492 Phil. 631

SECOND DIVISION

[ G.R. NO. 155389, February 28, 2005 ]

DMA SHIPPING PHILIPPINES v. HENRY CABILLAR +

DMA SHIPPING PHILIPPINES, INC. AND MONSOON MARITIME SERVICES PTE. LTD., PETITIONERS, VS. HENRY CABILLAR AND NATIONAL LABOR RELATIONS COMMISSION (FOURTH DIVISION), RESPONDENTS.

D E C I S I O N

CALLEJO, SR., J.:

This is a petition for review on certiorari under Rule 45 of the 1997 Rules of Civil Procedure of the Decision[1] and Resolution of the Court of Appeals in CA-G.R. SP No. 49428.

Monsoon Maritime Services Pte. Ltd. (Monsoon) is a foreign corporation based in Singapore. It is the owner of the vessel M/V Eagle Moon while DMA Shipping Phils. Inc. (DMA Shipping), is its manning agent in the Philippines.

On April 15, 1994, Henry Cabillar was hired by Monsoon, through DMA Shipping, as Chief Officer of the M/V Eagle Moon, for a period of ten (10) months, with a basic salary of US$1,000.00 per month.[2]

On July 30, 1994, Cabillar wrote the manager of Monsoon, coursed through the ship master, requesting for an early repatriation and for his reliever grounded on the failure of DMA Shipping to give the promised additional allowance.[3] Acting on the said letter-request, Monsoon approved an increase in Cabillar's wage by US$700.00.[4] He withdrew his request for repatriation.[5]

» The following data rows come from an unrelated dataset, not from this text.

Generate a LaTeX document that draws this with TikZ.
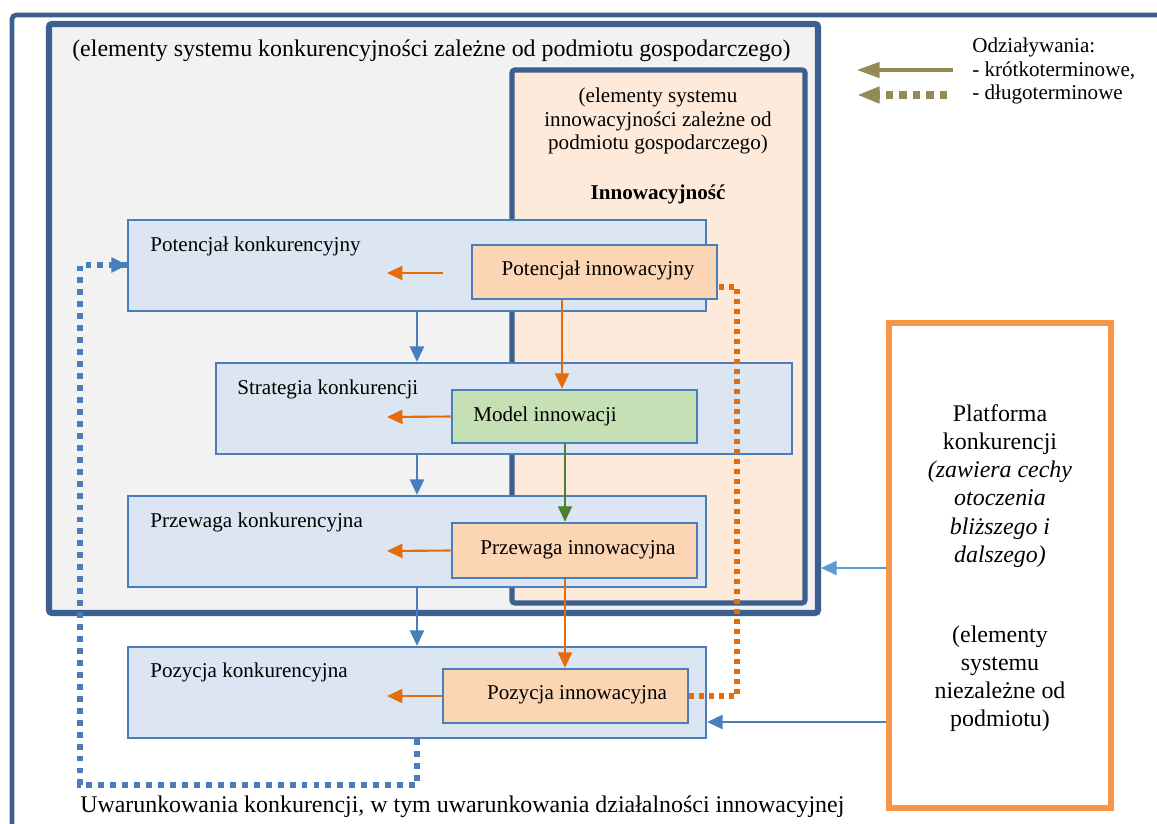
\documentclass[tikz,border=0pt]{standalone}
\usepackage{fontspec}
\setmainfont{Liberation Serif}
\usetikzlibrary{arrows.meta,fit}

\definecolor{frameblue}{HTML}{3B5F8E}
\definecolor{graybg}{HTML}{F2F2F2}
\definecolor{peachbg}{HTML}{FDEADA}
\definecolor{boxblue}{HTML}{DCE6F2}
\definecolor{boxline}{HTML}{4A7EBB}
\definecolor{innpeach}{HTML}{FCD5B5}
\definecolor{innGreen}{HTML}{C4E0B4}
\definecolor{arrOrange}{HTML}{E46C0A}
\definecolor{arrGreen}{HTML}{4E7F30}
\definecolor{arrBlue}{HTML}{4A7EBB}
\definecolor{arrLight}{HTML}{5B9BD5}
\definecolor{legOlive}{HTML}{948A54}
\definecolor{platOrange}{HTML}{F79646}

\newcommand{\lblfont}{\fontsize{15}{17}\selectfont}
\newcommand{\bigfont}{\fontsize{17}{20}\selectfont}

\begin{document}
\begin{tikzpicture}[x=0.025cm,y=-0.025cm,
  area/.style={inner sep=0pt,draw=frameblue,rounded corners=2pt},
  bluebox/.style={inner sep=0pt,draw=boxline,line width=1.6pt,fill=boxblue},
  innbox/.style={inner sep=0pt,draw=boxline,line width=1.8pt},
  lbl/.style={inner sep=0pt,font=\lblfont},
  oarrow/.style={draw=arrOrange,line width=1.5pt,-{Triangle[length=11pt,width=10pt]},arrOrange},
  garrow/.style={draw=arrGreen,line width=1pt,-{Triangle[length=11pt,width=10pt]},arrGreen},
  barrow/.style={draw=arrBlue,line width=1.5pt,-{Triangle[length=11pt,width=10pt]},arrBlue},
  odots/.style={draw=arrOrange,line width=3.6pt,dash pattern=on 3.6pt off 3.5pt},
  bdots/.style={draw=arrBlue,line width=3.6pt,dash pattern=on 4.2pt off 4.3pt},
]
\useasboundingbox (0,0) rectangle (1157,823);

% outer frame (top and left edges)
\draw[frameblue,line width=3.3pt,rounded corners=3pt] (12,830) -- (12,15) -- (1160,15);

% areas dependent on the company
\node[area,fill=graybg,line width=4.3pt,fit={(49,24)(818,613)}] (konk) {};
\node[inner sep=0pt,anchor=base west,font=\bigfont] (konktxt) at (72,56)
  {(elementy systemu konkurencyjności zależne od podmiotu gospodarczego)};

\node[area,fill=peachbg,line width=3.6pt,fit={(512,70)(805,603)}] (inno) {};
\node[lbl,align=center] (innotxt) at (658,121)
  {(elementy systemu\\innowacyjności zależne od\\podmiotu gospodarczego)};
\node[lbl,anchor=base,font=\lblfont\bfseries] (innohead) at (658,199) {Innowacyjność};

% legend
\node[lbl,align=left,anchor=west] (legtxt) at (972,71)
  {Odziaływania:\\- krótkoterminowe,\\- długoterminowe};
\coordinate (l1s) at (953,70);
\coordinate (l1e) at (857,70);
\coordinate (l2s) at (947,95);
\coordinate (l2e) at (857,95);
\draw[legOlive,line width=2.2pt,-{Triangle[length=16pt,width=11pt]}] (l1s) -- (l1e);
\draw[legOlive,line width=5pt,dash pattern=on 5pt off 4.6pt,-{Triangle[length=16pt,width=11pt]}] (l2s) -- (l2e);

% competitiveness boxes
\node[bluebox,fit={(128,220)(706,311)}] (pk) {};
\node[lbl,anchor=base west] (pktxt) at (150,251) {Potencjał konkurencyjny};
\node[bluebox,fit={(216,363)(792,454)}] (sk) {};
\node[lbl,anchor=base west] (sktxt) at (237,394) {Strategia konkurencji};
\node[bluebox,fit={(128,496)(706,587)}] (prk) {};
\node[lbl,anchor=base west] (prktxt) at (150,527) {Przewaga konkurencyjna};
\node[bluebox,fit={(128,647)(706,738)}] (pzk) {};
\node[lbl,anchor=base west] (pzktxt) at (150,677) {Pozycja konkurencyjna};

% innovation boxes
\node[innbox,fill=innpeach,fit={(472,245)(717,299)}] (pin) {};
\node[lbl,anchor=base] (pintxt) at (598,275) {Potencjał innowacyjny};
\node[innbox,fill=innGreen,fit={(452,390)(697,443)}] (mi) {};
\node[lbl,anchor=base west] (mitxt) at (473,421) {Model innowacji};
\node[innbox,fill=innpeach,fit={(452,523)(697,578)}] (pi) {};
\node[lbl,anchor=base] (pitxt) at (578,554) {Przewaga innowacyjna};
\node[innbox,fill=innpeach,fit={(443,669)(688,723)}] (zi) {};
\node[lbl,anchor=base] (zitxt) at (577,699) {Pozycja innowacyjna};

% platform of competition
\node[inner sep=0pt,draw=platOrange,line width=3.6pt,fill=white,fit={(889,323)(1111,808)}] (plat) {};
\node[inner sep=0pt,align=center,font=\bigfont] (plattxt) at (1000,486)
  {Platforma\\konkurencji\\\textit{(zawiera cechy}\\\textit{otoczenia}\\\textit{bliższego i}\\\textit{dalszego)}};
\node[inner sep=0pt,align=center,font=\bigfont] (platsub) at (1000,679)
  {(elementy\\systemu\\niezależne od\\podmiotu)};

% helper points
\coordinate (xa) at (417,0);
\coordinate (xo1) at (562,0);
\coordinate (xo2) at (565,0);
\coordinate (a1s) at (443,273);
\coordinate (a1e) at (387,273);
\coordinate (a2e) at (387,417);
\coordinate (a3e) at (387,551);
\coordinate (a4e) at (387,696);

% short-term effects inside boxes
\draw[oarrow] (a1s) -- (a1e);
\draw[oarrow] (mi.west) -- (a2e);
\draw[oarrow] (pi.west) -- (a3e);
\draw[oarrow] (zi.west) -- (a4e);

\draw[oarrow] (pin.south -| xo1) -- (mi.north -| xo1);
\draw[garrow] (mi.south -| xo2) -- (pi.north -| xo2);
\draw[oarrow] (pi.south -| xo2) -- (zi.north -| xo2);

\draw[barrow] (pk.south -| xa) -- (sk.north -| xa);
\draw[barrow] (sk.south -| xa) -- (prk.north -| xa);
\draw[barrow] (prk.south -| xa) -- (pzk.north -| xa);

% long-term effects
\coordinate (od1) at (737,287);
\coordinate (od2) at (718,287);
\draw[odots] (zi.east) -| (od1) -- (od2);

\coordinate (bd1) at (417,785);
\coordinate (bd2) at (80,785);
\coordinate (bd3) at (80,265);
\draw[bdots] (pzk.south -| xa) -- (bd1) -- (bd2) -- (bd3) -- (pk.west |- bd3);
\coordinate (bd4) at (112,265);
\draw[arrBlue,line width=1pt,-{Triangle[length=11pt,width=11pt]}] (bd4) -- (pk.west |- bd3);

% effects of the environment
\coordinate (e1) at (0,568);
\coordinate (e2) at (0,722);
\draw[arrLight,line width=1.5pt,-{Triangle[length=11pt,width=10pt]}] (plat.west |- e1) -- (konk.east |- e1);
\draw[barrow] (plat.west |- e2) -- (pzk.east |- e2);

\node[inner sep=0pt,anchor=base west,font=\bigfont] (bottomtxt) at (80,812)
  {Uwarunkowania konkurencji, w tym uwarunkowania działalności innowacyjnej};
\end{tikzpicture}
\end{document}
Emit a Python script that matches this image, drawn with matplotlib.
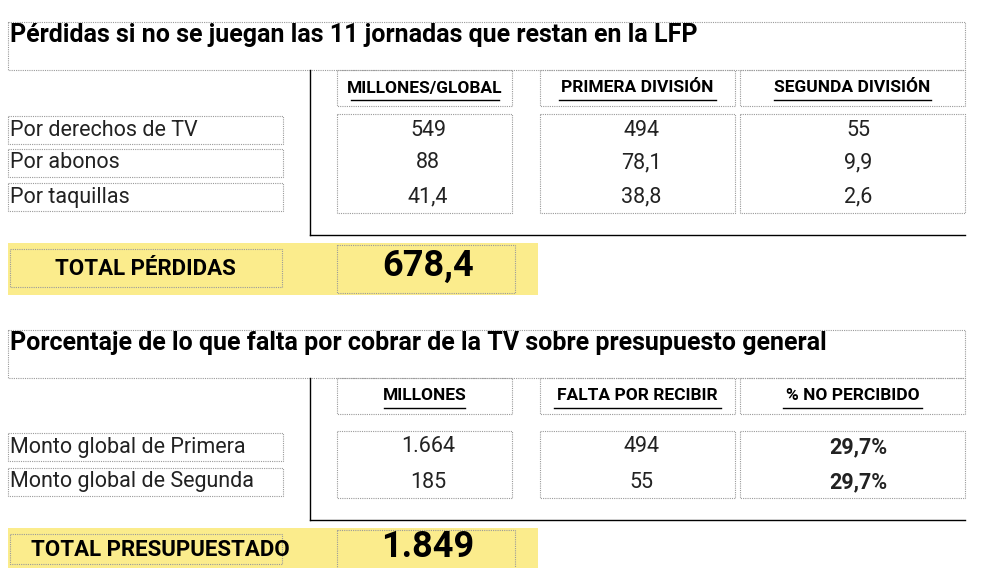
import matplotlib.pyplot as plt
from matplotlib.patches import Rectangle

# --- data ---
title1 = "Pérdidas si no se juegan las 11 jornadas que restan en la LFP"
headers1 = ["MILLONES/GLOBAL", "PRIMERA DIVISIÓN", "SEGUNDA DIVISIÓN"]
rows1 = ["Por derechos de TV", "Por abonos", "Por taquillas"]
global1 = ["549", "88", "41,4"]
primera1 = ["494", "78,1", "38,8"]
segunda1 = ["55", "9,9", "2,6"]
total1_label = "TOTAL PÉRDIDAS"
total1_value = "678,4"

title2 = "Porcentaje de lo que falta por cobrar de la TV sobre presupuesto general"
headers2 = ["MILLONES", "FALTA POR RECIBIR", "% NO PERCIBIDO"]
rows2 = ["Monto global de Primera", "Monto global de Segunda"]
millones2 = ["1.664", "185"]
falta2 = ["494", "55"]
pct2 = ["29,7%", "29,7%"]
total2_label = "TOTAL PRESUPUESTADO"
total2_value = "1.849"

plt.rcParams["font.family"] = "Roboto"
fig = plt.figure(figsize=(9.9, 5.68), dpi=100)
ax = fig.add_axes([0, 0, 1, 1])
ax.set_xlim(0, 990)
ax.set_ylim(568, 0)
ax.axis("off")

DOT = dict(fill=False, edgecolor="#9a9a9a", linestyle=(0, (1, 1)), linewidth=0.8)
YEL = "#fbec8c"
col_x = [423, 636, 853]
col_box = [(337, 512), (540, 735), (740, 965)]


def section(y0, title, headers, rows, cols, row_y, bold_last, total_label, total_value, yel_h, title_size):
    ax.add_patch(Rectangle((8, y0), 957, 48, **DOT))
    ax.text(10, y0 + 13, title, fontsize=title_size, fontweight="bold", va="center", ha="left")
    hy = y0 + 66
    for (x1, x2), h, cx in zip(col_box, headers, col_x):
        ax.add_patch(Rectangle((x1, y0 + 48), x2 - x1, 36, **DOT))
        ax.text((x1 + x2) / 2, hy, h, fontsize=12.5, fontweight="bold", ha="center", va="center")
        w = len(h) * 9.6
        ax.plot([(x1 + x2) / 2 - w / 2 - 2, (x1 + x2) / 2 + w / 2 + 2], [hy + 12, hy + 12], color="black", lw=1)
    last_y = row_y[-1] + 38
    ax.plot([310, 310], [y0 + 48, last_y], color="black", lw=1)
    ax.plot([310, 965], [last_y, last_y], color="black", lw=1)
    for i, (lab, ry) in enumerate(zip(rows, row_y)):
        ax.text(10, ry, lab, fontsize=15.5, ha="left", va="center", color="#222")
        ax.add_patch(Rectangle((8, ry - 14), 275, 28, **DOT))
        for j, vals in enumerate(cols):
            bold = bold_last and j == 2
            ax.text(col_x[j] + 5, ry, vals[i], fontsize=15.5, ha="center", va="center",
                    fontweight="bold" if bold else "normal", color="#222")
    for (x1, x2) in col_box:
        ax.add_patch(Rectangle((x1, row_y[0] - 16), x2 - x1, row_y[-1] - row_y[0] + 32, **DOT))
    ty = last_y + 8
    ax.add_patch(Rectangle((8, ty), 530, yel_h, facecolor=YEL, edgecolor="none"))
    ax.add_patch(Rectangle((10, ty + 6), 272, yel_h - 14, **DOT))
    ax.add_patch(Rectangle((337, ty + 2), 178, yel_h - 4, **DOT))
    mid = ty + yel_h / 2
    ax.text(145 if total_label == total1_label else 160, mid, total_label, fontsize=16,
            fontweight="bold", ha="center", va="center")
    ax.text(428, mid - 3, total_value, fontsize=26, fontweight="bold", ha="center", va="center")


section(22, title1, headers1, rows1, [global1, primera1, segunda1], [130, 163, 197],
        False, total1_label, total1_value, 52, 18)
section(330, title2, headers2, rows2, [millones2, falta2, pct2], [447, 482],
        True, total2_label, total2_value, 44, 18)

fig.savefig("out.png", dpi=100)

On August 20, 1994, while the vessel was docked in Calcutta, India, the gantry crane operators refused to work and demanded that their gantry crane driving allowance be increased from US$0.50 per container to US$3.00 per container. The crane operators learned that gantry crane operators of the American President Lines were given US$3.00 per container as driving allowance while the gantry crane operators of Monsoon were given US$.50 only. When Capt. Raphael Patrick Graham, master of the vessel M/V Eagle Moon, learned of an impending strike to be conducted by the gantry crane operators of the vessel. He instructed Cabillar to talk to the crew members under his immediate supervision to convince them not to proceed with the intended strike and have the matter discussed with the management when the vessel returns to Singapore.

Instead of talking to the crew members, Cabillar himself joined in the strike. The loading and unloading of cargoes of the vessel were suspended. Monsoon sent a telex to Graham urging him to persuade the crew members to honor the agreed rate of US$.50 per container instead of trying to pressure the owner of the vessel. It expressed its displeasure on Cabillar for joining the strike.

Nevertheless, Monsoon was impelled to agree to the demands of the striking crew members to avert any further loss and expense to the operation of the vessel. The strike lasted for about four (4) hours.

After the incident, Capt. Graham listed the names of those who staged the strike in the official logbook of the vessel which included Cabillar.[6]

On September 1, 1994, the vessel arrived at the port of Singapore. Capt. Graham made an entry in the official logbook that Cabillar was dismissed from the service for a disciplinary offense.[7]

On the same date, the officers of Monsoon, namely, Operations Manager Andy Wang, Assistant Operations Manager Captain Gabriel Tan, and Managing Director Pan Boon Pin, boarded the vessel and informed Cabillar that he has been separated from his employment because of the incident in Calcutta. Cabillar disembarked from the vessel.

On May 17, 1995, Cabillar filed with the Philippine Overseas Employment Administration (POEA) Regional Center a complaint against DMA Shipping and Monsoon seeking payment for the unexpired portion of his contract. He claimed that he was forced to resign when he had been informed that he had already been replaced. He was also forced to affix his signature in the Ship's article. When he received an amount short of what was due him, he signed the wage account "under protest." He further claimed that he was threatened to be picked up by the Singapore police if he refused to resign, thus, leaving him with no choice but to resign. He claimed that he was likewise forced to pay for his airfare to the Philippines.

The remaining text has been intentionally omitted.